Salah satu fenomena unik di bulan suci Ramadhan, adalah munculnya tradisi ngabuburit. Istilah 'ngabuburit' diserap dari bahasa Sunda. Dalam bahasa Sunda itu sendiri, kata ngabuburit berasal darikata dasar 'burit' senja. Dengan tambahan imbuhan depan (prefix) pengulangan suku kata 'bu', ditambah dengan imbuhan depan (rarangken) aktif (nga), sehingga kata 'ngabuburit' mengandung makna 'proses seseorang menunggu senja' (jelang maghrib).
Dengan memahami makna dasar itu, maka ngabuburit secara sederhana dapat diartikan kegiatan menjelang sore hari yang dilakukan umat Islam (Indonesia) sambil menunggu tiba waktu azan maghrib. Atau istilah lain, kegiatan menunggu tiba waktu buka puasa di bulan suci Ramadhan.
Terdapat banyak kegiatan yang dilakukan umat Islam, dalam kegiatan ngabuburit ini. Kegiatan-kegiatan tersebut, pada umumnya adalah kegiatan sporadic, atau tidak diatur atau dikendalikan oleh seseorang. Kegiatan tersebut, lebih merupakan inisiatif perorangan atau kelompok saja.
Secara geografi manusia, melihat perkembangan budaya ngabuburit ini, setidaknya, dapat dikenali dalam beberapa karakter yang menarik.
Pertama, kegiatan ngabuburit cenderung dilakukan secara kolektif. Jumlah orang ngabuburit, bisa 2 orang, ataupun lebih. Jarang atau bahkan dapat disebut tidak ada orang yang melakukan ngabuburit dilakukannya sendirian. Seorang muslim yang ngabuburit, akan melakukannya secara bersamaan.
Kedua, kelompok ngabuburit dilakukan dengan ragam jenis. Ada yang menggunakan komunitas gaul (socialita), kelompok kelas, sesama jenis kelamin, atau berkeluarga. Mereka akan membuat kelompok khusus, saat melaksanakan kegiatan ngabuburit. Maka dari itu, tidak mengherankan bila kemudian ada kelompok Perempuan atau kelompok lelaki saja, yang melaksanakan ngabuburit.
Ketiga, lokasi ngabuburit memanfaatkan fasilitas umum (public facilities), seperti alun-alun, pasar Ramadhan, atau tempat wisata. Pasar Ramadhan dan fasilitas umum yang diubah dan berubah menjadi lokasi ngabuburit, menjadi pilihan utama peserta ngabuburit.
Andaipun ada sebagian yang memanfaatkan destinasi wisata, dalam konteks ngabuburit, umumnya memanfaatkan destinasi wisata yang memiliki jarak dekat. Wisata di sekitar lingkungan rumah, menjadi pilihannya.

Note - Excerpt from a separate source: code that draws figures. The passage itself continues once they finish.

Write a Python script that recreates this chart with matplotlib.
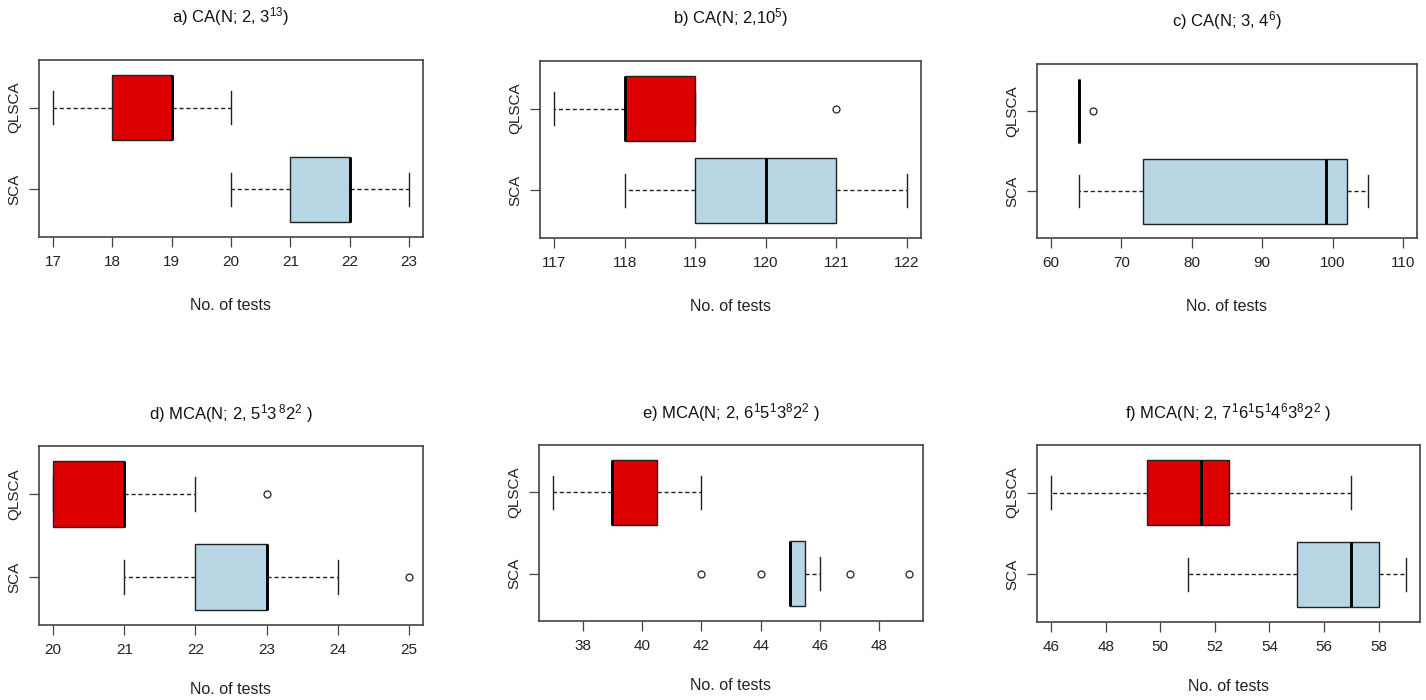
import matplotlib
matplotlib.use('Agg')
import matplotlib.pyplot as plt

plt.rcParams['font.family'] = ['Liberation Sans Narrow', 'Liberation Sans', 'DejaVu Sans']
plt.rcParams['mathtext.default'] = 'regular'

W, H = 1426, 700

# group names (bottom to top)
groups = ['SCA', 'QLSCA']

titles = [
    'a) CA(N; 2, 3$^{13}$)',
    'b) CA(N; 2,10$^{5}$)',
    'c) CA(N; 3, 4$^{6}$)',
    'd) MCA(N; 2, 5$^{1}$3$^{\\,8}$2$^{2}$ )',
    'e) MCA(N; 2, 6$^{1}$5$^{1}$3$^{8}$2$^{2}$ )',
    'f) MCA(N; 2, 7$^{1}$6$^{1}$5$^{1}$4$^{6}$3$^{8}$2$^{2}$ )',
]

# five-number summaries: whislo, q1, med, q3, whishi
qlsca_stats = [
    [17, 18, 19, 19, 20],
    [117, 118, 118, 119, 119],
    [64, 64, 64, 64, 64],
    [20, 20, 21, 21, 22],
    [37, 39, 39, 40.5, 42],
    [46, 49.5, 51.5, 52.5, 57],
]
qlsca_out = [[], [121], [66], [23], [], []]

sca_stats = [
    [20, 21, 22, 22, 23],
    [118, 119, 120, 121, 122],
    [64, 73, 99, 102, 105],
    [21, 22, 23, 23, 24],
    [45, 45, 45, 45.5, 46],
    [51, 55, 57, 58, 59],
]
sca_out = [[], [], [], [25], [42, 44, 47, 49], []]

x_ticks = [
    list(range(17, 24)),
    list(range(117, 123)),
    list(range(60, 111, 10)),
    list(range(20, 26)),
    list(range(38, 49, 2)),
    list(range(46, 59, 2)),
]
x_lims = [(16.76, 23.24), (116.8, 122.2), (58, 112), (19.8, 25.2), (36.52, 49.48), (45.48, 59.52)]

# axes boxes in pixels: left, top, right, bottom
boxes = [
    (39, 60, 423, 237), (540, 61, 921, 238), (1037, 64, 1417, 238),
    (39, 446, 423, 625), (539, 445, 923, 621), (1037, 445, 1420, 622),
]

fig = plt.figure(figsize=(W / 100, H / 100), dpi=100)
frame_col = '#444444'


def mk(s, out, label):
    return dict(whislo=s[0], q1=s[1], med=s[2], q3=s[3], whishi=s[4], fliers=out, label=label)


for i in range(6):
    l, t, r, b = boxes[i]
    ax = fig.add_axes([l / W, 1 - b / H, (r - l) / W, (b - t) / H])
    stats = [mk(sca_stats[i], sca_out[i], groups[0]), mk(qlsca_stats[i], qlsca_out[i], groups[1])]
    bp = ax.bxp(stats, positions=[1, 2], vert=False, widths=0.8, capwidths=0.4,
                patch_artist=True,
                boxprops=dict(edgecolor='#222222', linewidth=1.0),
                whiskerprops=dict(color='#222222', linestyle=(0, (3, 2)), linewidth=1.0),
                capprops=dict(color='#222222', linewidth=1.0),
                medianprops=dict(color='black', linewidth=2.1, solid_capstyle='butt'),
                flierprops=dict(marker='o', markersize=5, markerfacecolor='none',
                                markeredgecolor='#222222', markeredgewidth=0.9))
    bp['boxes'][0].set_facecolor('#b7d5e3')
    bp['boxes'][1].set_facecolor('#dd0000')
    ax.set_xlim(*x_lims[i])
    ax.set_ylim(0.42, 2.58)
    ax.set_xticks(x_ticks[i])
    ax.set_yticks([1, 2])
    ax.set_yticklabels(groups, rotation=90, va='center')
    ax.tick_params(axis='both', direction='out', length=7, width=0.9, color=frame_col,
                   labelsize=11, labelcolor='#222222', pad=6)
    for sp in ax.spines.values():
        sp.set_color(frame_col)
        sp.set_linewidth(1.2)
    top_row = i < 3
    ax.set_title(titles[i], fontsize=12, pad=27 if top_row else 19, color='#111111')
    ax.set_xlabel('No. of tests', fontsize=11.5, labelpad=21 if top_row else 18, color='#222222')

fig.savefig('out.png', dpi=100)
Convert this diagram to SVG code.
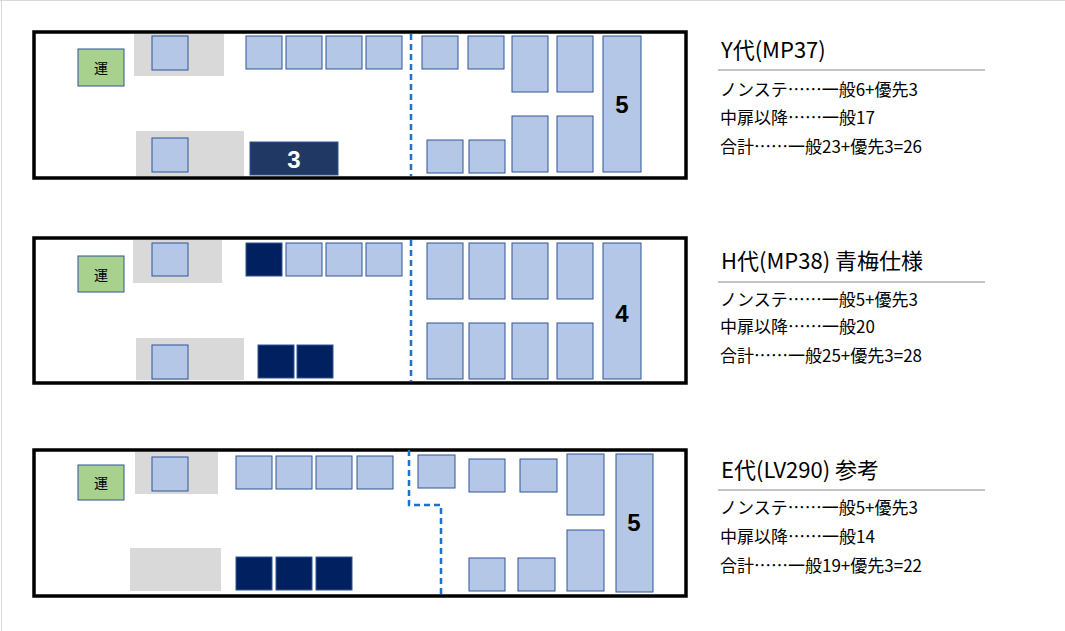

Tidak jarang pula, bersamaan dengan momentum Ramadhan, kadang muncul dan destinasi baru yang menjadi primadona tempat ngabuburit. Destinasi itu, tidak harus menyajikan objek wisata yang mendunia. Sepanjang lokasi itu bisa dipakai istirahat, ngobrol dan melupakan rasa haus dan dahaga, maka lokasi dimaksud bisa menjadi primadona tempat ngabuburit. Sewaktu di kampung, lokasi yang ramai dijadikan tempat ngabuburit itu sekedar jembatan (irigasi) yang baru diresmikan, dan kemudian dilokasi tersebut ada lapangan rumput yang dijadikan tempat istirahat atau duduk-duduk sambil ngobrol.
Keempat, sekaitan dengan masalah lokasi ngabuburit, akomodasi ngabuburit, lebih banyak menggunakan fasilitas jalan kaki, naik kendaraan roda dua. Ada sebagian yang menggunakan roda empat, namun jumlahnya terbatas. Pilihan kendaraan ini, ada kaitannya dengan lokasi ngabuburit yang merupakan destinasi-wisata Ramadhan dadakan yang tidak jauh dari tempat tinggal.
Kelima, ngabuburit bukan menjadi tujuan. Ngabuburit adalah masa penantian tiba waktu azan maghrib atau waktu buka puasa. Isi kegiatannya, bisa berkisar dari memburu makanan takjil di Pasar Ramadhan, jalan-jalan santai, olahraga ringan, bercengkrama, atau melepas Lelah dan kepenatan dengan komunitas.